-- START PROVIDED RECORDS --

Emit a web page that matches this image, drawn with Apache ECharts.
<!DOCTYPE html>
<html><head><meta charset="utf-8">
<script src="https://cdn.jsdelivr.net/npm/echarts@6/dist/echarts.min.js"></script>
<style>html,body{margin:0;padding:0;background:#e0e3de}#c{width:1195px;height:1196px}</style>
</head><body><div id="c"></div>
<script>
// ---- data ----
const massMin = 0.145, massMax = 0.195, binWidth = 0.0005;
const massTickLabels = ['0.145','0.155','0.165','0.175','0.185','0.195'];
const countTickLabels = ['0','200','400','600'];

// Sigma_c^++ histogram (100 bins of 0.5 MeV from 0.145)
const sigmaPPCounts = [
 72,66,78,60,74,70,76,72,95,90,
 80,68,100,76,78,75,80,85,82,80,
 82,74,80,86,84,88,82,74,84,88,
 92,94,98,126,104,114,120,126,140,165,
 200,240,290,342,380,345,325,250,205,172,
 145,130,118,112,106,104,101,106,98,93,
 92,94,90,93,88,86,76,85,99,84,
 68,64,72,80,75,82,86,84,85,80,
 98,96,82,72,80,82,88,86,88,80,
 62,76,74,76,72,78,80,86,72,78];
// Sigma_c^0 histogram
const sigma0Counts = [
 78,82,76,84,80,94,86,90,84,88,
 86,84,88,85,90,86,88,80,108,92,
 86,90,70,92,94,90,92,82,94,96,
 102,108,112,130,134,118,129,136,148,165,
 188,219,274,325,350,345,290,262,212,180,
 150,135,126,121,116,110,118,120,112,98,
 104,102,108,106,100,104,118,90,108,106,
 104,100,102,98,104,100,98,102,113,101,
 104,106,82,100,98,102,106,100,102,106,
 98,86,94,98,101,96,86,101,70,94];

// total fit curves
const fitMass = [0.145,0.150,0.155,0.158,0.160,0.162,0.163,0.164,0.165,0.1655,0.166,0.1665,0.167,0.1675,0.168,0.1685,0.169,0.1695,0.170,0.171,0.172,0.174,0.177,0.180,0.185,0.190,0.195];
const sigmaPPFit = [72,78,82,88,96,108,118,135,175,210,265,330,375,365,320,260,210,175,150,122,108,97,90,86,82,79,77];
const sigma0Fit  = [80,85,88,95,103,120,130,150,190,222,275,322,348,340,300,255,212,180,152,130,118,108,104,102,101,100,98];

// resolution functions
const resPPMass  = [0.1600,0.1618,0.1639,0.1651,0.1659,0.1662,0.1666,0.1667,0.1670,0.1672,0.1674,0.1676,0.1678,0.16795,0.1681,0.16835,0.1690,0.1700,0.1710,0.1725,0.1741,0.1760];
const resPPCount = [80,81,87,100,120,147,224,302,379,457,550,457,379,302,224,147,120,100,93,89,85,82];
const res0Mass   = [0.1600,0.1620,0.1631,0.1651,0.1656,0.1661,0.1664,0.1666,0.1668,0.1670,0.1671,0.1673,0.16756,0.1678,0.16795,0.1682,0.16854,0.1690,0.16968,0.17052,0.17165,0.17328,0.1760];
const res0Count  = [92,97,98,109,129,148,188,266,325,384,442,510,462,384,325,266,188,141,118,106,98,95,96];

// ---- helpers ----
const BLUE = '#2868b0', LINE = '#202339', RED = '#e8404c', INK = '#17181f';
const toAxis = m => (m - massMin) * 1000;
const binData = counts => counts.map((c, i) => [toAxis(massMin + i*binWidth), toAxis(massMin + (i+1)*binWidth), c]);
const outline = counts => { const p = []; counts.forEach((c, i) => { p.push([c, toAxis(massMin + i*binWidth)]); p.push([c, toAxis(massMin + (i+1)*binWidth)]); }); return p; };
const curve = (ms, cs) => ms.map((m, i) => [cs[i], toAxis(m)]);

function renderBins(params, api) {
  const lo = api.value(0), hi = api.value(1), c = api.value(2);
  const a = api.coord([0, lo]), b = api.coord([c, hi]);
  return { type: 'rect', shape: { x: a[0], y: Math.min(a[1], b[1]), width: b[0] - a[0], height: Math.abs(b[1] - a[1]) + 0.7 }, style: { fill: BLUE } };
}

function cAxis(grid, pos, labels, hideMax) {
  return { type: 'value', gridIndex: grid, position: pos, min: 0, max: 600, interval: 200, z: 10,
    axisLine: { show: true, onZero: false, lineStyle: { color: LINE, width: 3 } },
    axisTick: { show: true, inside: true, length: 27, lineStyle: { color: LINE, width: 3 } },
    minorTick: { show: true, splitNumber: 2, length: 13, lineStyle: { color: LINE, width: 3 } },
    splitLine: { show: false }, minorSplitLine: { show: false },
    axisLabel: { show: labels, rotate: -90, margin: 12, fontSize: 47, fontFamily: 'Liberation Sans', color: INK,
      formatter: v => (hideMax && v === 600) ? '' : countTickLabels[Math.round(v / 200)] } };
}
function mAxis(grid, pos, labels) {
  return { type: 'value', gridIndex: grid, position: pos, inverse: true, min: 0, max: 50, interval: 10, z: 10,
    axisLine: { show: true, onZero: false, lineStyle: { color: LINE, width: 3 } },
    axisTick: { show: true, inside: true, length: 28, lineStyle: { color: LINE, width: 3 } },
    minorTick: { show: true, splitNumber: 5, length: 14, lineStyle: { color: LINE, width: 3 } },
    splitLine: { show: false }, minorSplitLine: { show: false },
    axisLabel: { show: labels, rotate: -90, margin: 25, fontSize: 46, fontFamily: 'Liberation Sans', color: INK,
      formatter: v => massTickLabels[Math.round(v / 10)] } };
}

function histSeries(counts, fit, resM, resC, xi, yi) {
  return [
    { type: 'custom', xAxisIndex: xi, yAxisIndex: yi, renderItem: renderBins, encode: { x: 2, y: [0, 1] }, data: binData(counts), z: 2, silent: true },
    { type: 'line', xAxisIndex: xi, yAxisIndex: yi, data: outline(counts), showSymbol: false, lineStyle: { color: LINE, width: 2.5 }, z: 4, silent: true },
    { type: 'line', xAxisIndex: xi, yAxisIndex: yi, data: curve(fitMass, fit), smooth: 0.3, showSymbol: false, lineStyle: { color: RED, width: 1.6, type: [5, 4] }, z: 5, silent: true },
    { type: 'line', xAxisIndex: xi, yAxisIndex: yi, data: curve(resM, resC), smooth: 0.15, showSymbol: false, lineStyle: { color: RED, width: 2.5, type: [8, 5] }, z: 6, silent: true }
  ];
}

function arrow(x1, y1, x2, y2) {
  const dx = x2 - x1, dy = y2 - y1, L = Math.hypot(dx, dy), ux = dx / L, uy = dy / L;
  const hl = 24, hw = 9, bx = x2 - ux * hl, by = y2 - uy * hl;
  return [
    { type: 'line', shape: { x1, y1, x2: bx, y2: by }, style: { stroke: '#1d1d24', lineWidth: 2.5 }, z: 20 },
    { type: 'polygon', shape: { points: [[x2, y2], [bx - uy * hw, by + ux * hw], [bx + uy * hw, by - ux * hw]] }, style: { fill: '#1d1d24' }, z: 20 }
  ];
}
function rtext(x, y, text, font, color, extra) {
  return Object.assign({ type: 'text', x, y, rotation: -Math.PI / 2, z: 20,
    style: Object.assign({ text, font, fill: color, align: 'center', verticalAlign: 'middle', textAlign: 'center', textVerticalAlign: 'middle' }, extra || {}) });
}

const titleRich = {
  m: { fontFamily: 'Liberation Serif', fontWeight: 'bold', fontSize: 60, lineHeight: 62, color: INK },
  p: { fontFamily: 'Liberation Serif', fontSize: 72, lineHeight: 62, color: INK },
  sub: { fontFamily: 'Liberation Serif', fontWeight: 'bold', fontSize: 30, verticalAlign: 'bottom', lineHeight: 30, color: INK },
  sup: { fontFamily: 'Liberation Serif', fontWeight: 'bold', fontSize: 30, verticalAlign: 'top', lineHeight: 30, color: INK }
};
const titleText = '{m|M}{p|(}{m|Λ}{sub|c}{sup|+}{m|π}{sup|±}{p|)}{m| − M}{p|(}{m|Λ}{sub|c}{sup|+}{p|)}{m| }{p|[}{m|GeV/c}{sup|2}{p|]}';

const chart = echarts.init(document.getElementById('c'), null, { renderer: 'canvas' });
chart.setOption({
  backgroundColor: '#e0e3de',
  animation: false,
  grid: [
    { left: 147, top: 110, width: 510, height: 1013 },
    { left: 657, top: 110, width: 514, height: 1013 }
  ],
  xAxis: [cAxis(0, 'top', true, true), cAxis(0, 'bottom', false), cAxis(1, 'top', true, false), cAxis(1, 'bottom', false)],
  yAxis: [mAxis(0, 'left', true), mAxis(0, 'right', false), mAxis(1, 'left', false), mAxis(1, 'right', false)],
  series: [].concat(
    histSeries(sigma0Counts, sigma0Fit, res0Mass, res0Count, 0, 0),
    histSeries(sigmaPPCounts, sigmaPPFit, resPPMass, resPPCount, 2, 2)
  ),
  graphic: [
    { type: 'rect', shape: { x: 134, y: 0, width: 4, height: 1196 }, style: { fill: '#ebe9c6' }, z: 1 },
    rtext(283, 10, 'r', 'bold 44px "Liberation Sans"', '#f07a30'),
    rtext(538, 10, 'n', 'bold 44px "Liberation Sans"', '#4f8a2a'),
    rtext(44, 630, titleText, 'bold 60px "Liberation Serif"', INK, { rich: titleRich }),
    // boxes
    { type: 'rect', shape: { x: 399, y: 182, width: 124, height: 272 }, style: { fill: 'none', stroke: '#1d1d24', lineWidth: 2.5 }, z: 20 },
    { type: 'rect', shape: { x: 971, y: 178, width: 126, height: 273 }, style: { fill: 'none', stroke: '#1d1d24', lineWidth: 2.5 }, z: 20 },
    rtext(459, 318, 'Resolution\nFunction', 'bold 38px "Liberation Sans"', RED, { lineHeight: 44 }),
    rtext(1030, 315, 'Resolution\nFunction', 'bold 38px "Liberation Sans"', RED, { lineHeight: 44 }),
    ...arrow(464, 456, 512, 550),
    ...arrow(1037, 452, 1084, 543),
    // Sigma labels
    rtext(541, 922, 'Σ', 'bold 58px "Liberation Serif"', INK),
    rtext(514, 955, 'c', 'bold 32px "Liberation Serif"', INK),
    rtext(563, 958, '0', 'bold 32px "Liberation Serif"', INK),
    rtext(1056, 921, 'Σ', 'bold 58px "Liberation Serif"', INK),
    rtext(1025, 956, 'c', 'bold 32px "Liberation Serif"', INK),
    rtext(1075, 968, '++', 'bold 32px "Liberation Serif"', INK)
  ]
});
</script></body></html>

-- END PROVIDED RECORDS --
-- START PROVIDED RECORDS --

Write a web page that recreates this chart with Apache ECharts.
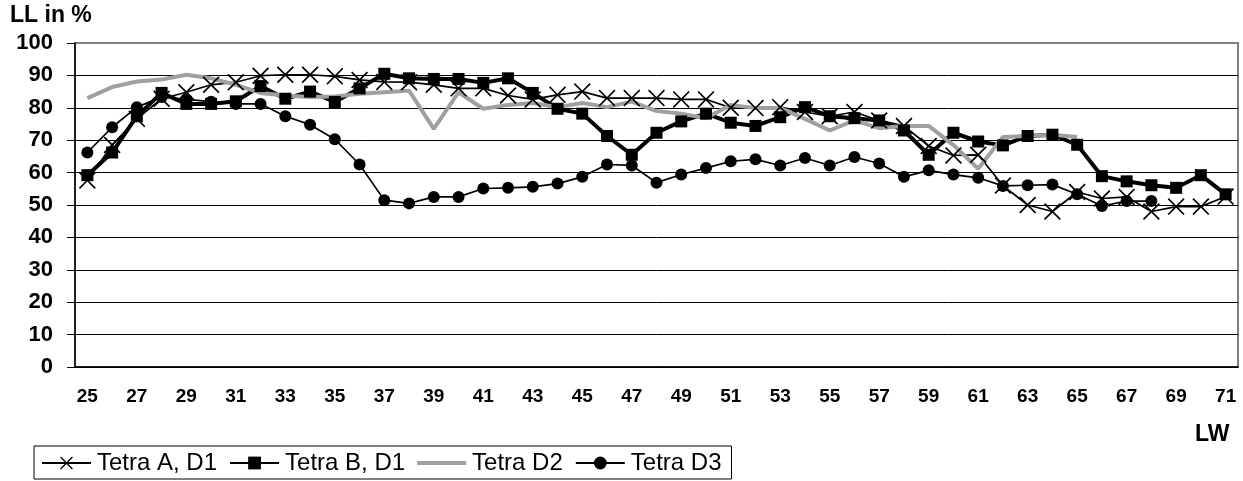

-- END PROVIDED RECORDS --

## WHAT THE TASK REQUIRES
All lines in the listing above from the line containing "Emit a web page" to the line containing "const countTickLabels = ['0','200','400','600'];", inclusive, should be retyped exactly; no other lines should appear.

## RESPONSE
Emit a web page that matches this image, drawn with Apache ECharts.
<!DOCTYPE html>
<html><head><meta charset="utf-8">
<script src="https://cdn.jsdelivr.net/npm/echarts@6/dist/echarts.min.js"></script>
<style>html,body{margin:0;padding:0;background:#e0e3de}#c{width:1195px;height:1196px}</style>
</head><body><div id="c"></div>
<script>
// ---- data ----
const massMin = 0.145, massMax = 0.195, binWidth = 0.0005;
const massTickLabels = ['0.145','0.155','0.165','0.175','0.185','0.195'];
const countTickLabels = ['0','200','400','600'];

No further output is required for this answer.